In the material below, find each line holding the string "Reproduce" and copy it.

== Data extract ==
########
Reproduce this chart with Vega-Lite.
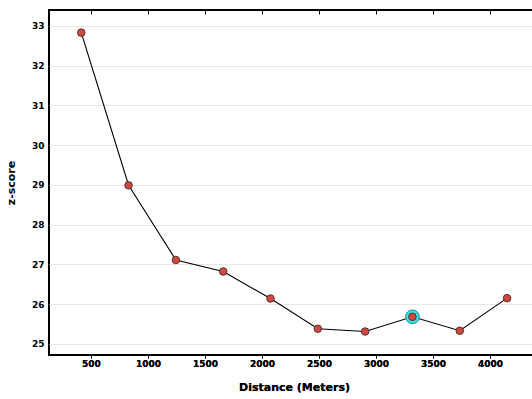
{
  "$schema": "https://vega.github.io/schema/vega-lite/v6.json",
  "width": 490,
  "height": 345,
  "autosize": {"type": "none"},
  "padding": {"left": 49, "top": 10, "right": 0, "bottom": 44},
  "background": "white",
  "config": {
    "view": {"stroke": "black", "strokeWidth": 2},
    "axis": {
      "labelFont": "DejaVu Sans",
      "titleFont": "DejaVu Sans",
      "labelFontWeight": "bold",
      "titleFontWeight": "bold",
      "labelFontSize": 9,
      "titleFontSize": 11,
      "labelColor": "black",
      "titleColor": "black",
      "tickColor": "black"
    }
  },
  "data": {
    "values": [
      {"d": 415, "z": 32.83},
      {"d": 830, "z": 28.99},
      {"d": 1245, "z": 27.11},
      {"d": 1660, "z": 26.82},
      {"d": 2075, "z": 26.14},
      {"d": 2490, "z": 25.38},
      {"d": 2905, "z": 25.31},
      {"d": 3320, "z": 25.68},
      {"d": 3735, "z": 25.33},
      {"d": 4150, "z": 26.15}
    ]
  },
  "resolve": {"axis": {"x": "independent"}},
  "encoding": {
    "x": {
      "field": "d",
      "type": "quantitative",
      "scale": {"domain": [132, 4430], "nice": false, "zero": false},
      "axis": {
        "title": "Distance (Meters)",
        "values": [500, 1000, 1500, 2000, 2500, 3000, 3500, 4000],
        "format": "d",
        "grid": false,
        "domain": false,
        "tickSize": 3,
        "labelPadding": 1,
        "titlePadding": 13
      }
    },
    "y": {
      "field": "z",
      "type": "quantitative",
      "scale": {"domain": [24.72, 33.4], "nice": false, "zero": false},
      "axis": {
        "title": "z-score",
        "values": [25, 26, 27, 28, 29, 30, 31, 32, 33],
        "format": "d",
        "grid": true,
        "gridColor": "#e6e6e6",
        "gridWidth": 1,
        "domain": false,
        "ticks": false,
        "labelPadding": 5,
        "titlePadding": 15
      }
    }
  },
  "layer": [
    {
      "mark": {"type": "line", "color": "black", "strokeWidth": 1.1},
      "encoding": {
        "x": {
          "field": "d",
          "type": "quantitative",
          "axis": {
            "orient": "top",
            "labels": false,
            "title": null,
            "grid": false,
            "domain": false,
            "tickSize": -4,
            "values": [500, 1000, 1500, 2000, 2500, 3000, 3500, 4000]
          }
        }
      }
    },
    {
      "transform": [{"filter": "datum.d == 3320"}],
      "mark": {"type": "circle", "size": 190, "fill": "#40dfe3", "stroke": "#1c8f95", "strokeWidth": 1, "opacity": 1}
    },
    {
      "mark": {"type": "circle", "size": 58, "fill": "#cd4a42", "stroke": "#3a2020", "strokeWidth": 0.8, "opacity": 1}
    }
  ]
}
########
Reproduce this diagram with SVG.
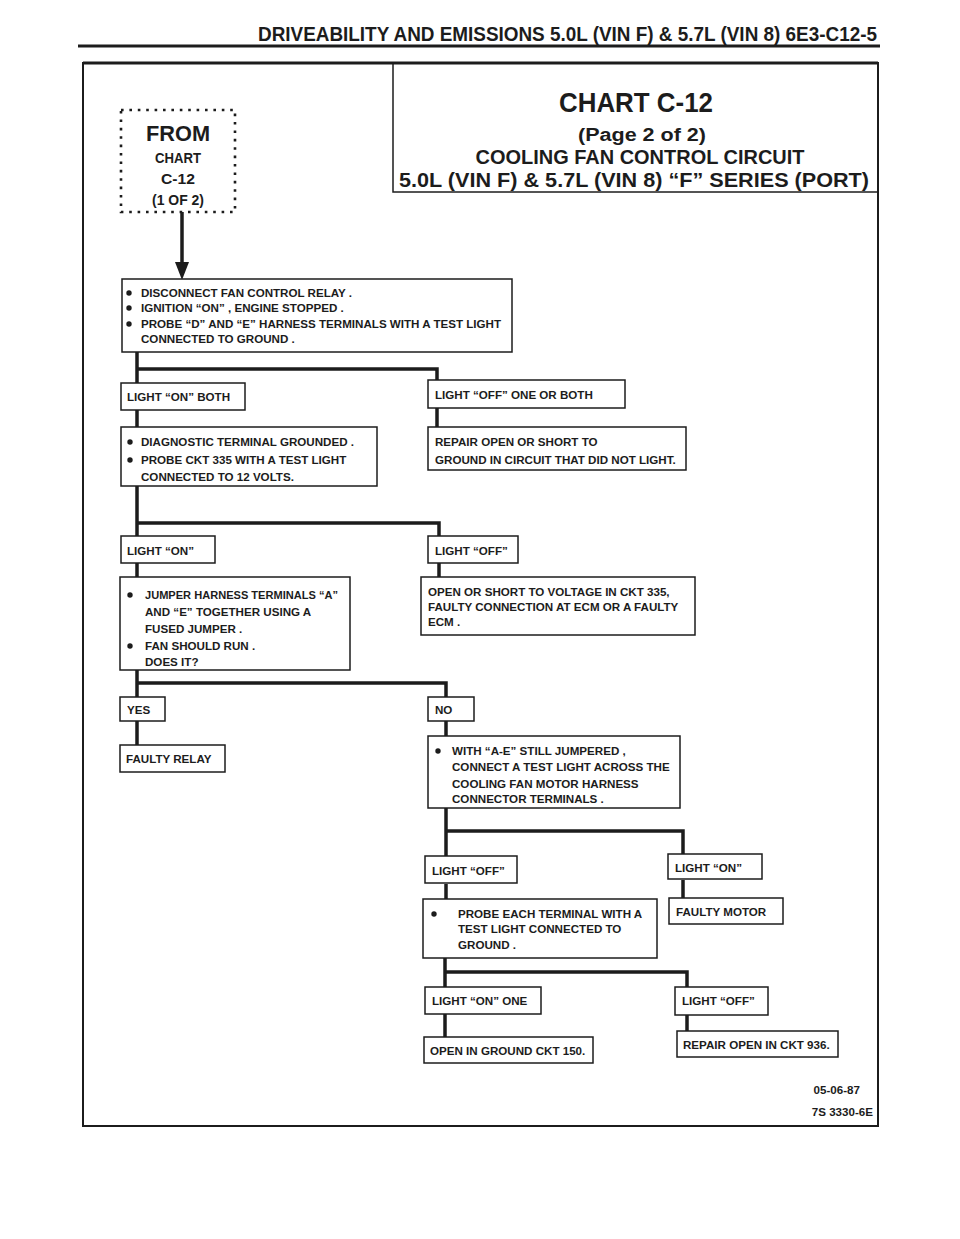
########
== Reply ==
Reproduce this chart with Vega-Lite.
Reproduce this diagram with SVG.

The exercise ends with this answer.